David Gilmour in 1971. Image: Jorgen Angel / Redferns

“I guess around 1989,” says Page, “it really hit me that we had the opportunity to create this new piece of Fender history. By this time we had added a bunch of new employees. I used to have shop meetings, with all the builders and apprentices, and I remember saying that we were like the marines – we had to be the best, we were in new territory, and we could be gone tomorrow if we didn’t prove ourselves, not just by our artistry, but also financially. I think those were the days that it finally occurred to me that we were indeed writing a new chapter in Fender’s history.

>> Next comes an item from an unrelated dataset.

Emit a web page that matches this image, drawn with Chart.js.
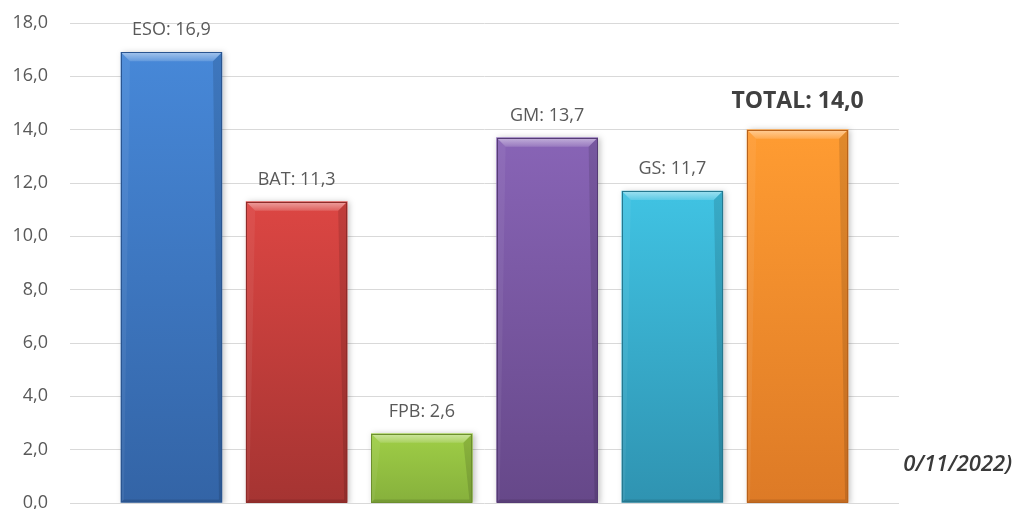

That’s also about the same time that my mentor, Freddie Tavares, came by to visit and told me that the shop reminded him of when he first started working for Leo Fender in the 1950s. That was monumental to me!”

For his part, Stevens also looks back fondly at what he helped to achieve for what was then a relatively young and much smaller Fender operation. “I’m particularly proud just to have gotten it jump started and headed with pride in the right direction,” he tells us. “Bill Schultz told me, ‘If we can only break even, I want the coolest Custom Shop on the planet!’ We did that, and put Fender back on the map.”

Image: Maj.l / Shutterstock.com

Mike Eldred took the helm of the Custom Shop upon Page’s departure in 1998, the launch of a long and successful tenure that lasted until his own departure in 2015, when Mike Lewis stepped into the job. Having begun as Fender’s ‘best of the best,’ the Custom Shop has continued to live up to that reputation, while fulfilling the needs of a far larger number of customers than Stevens and Page likely could ever have imagined at the start of it all back in 1987.

Michael Stevens continues to build guitars to custom-order in his workshop in Alpine, Texas, while also spending as much time on horseback out in the backcountry as he can possibly manage. John Page moved to southern Oregon in 2003, where he spent some time designing and building functional art furniture, before returning to the craft of guitar making in more recent years.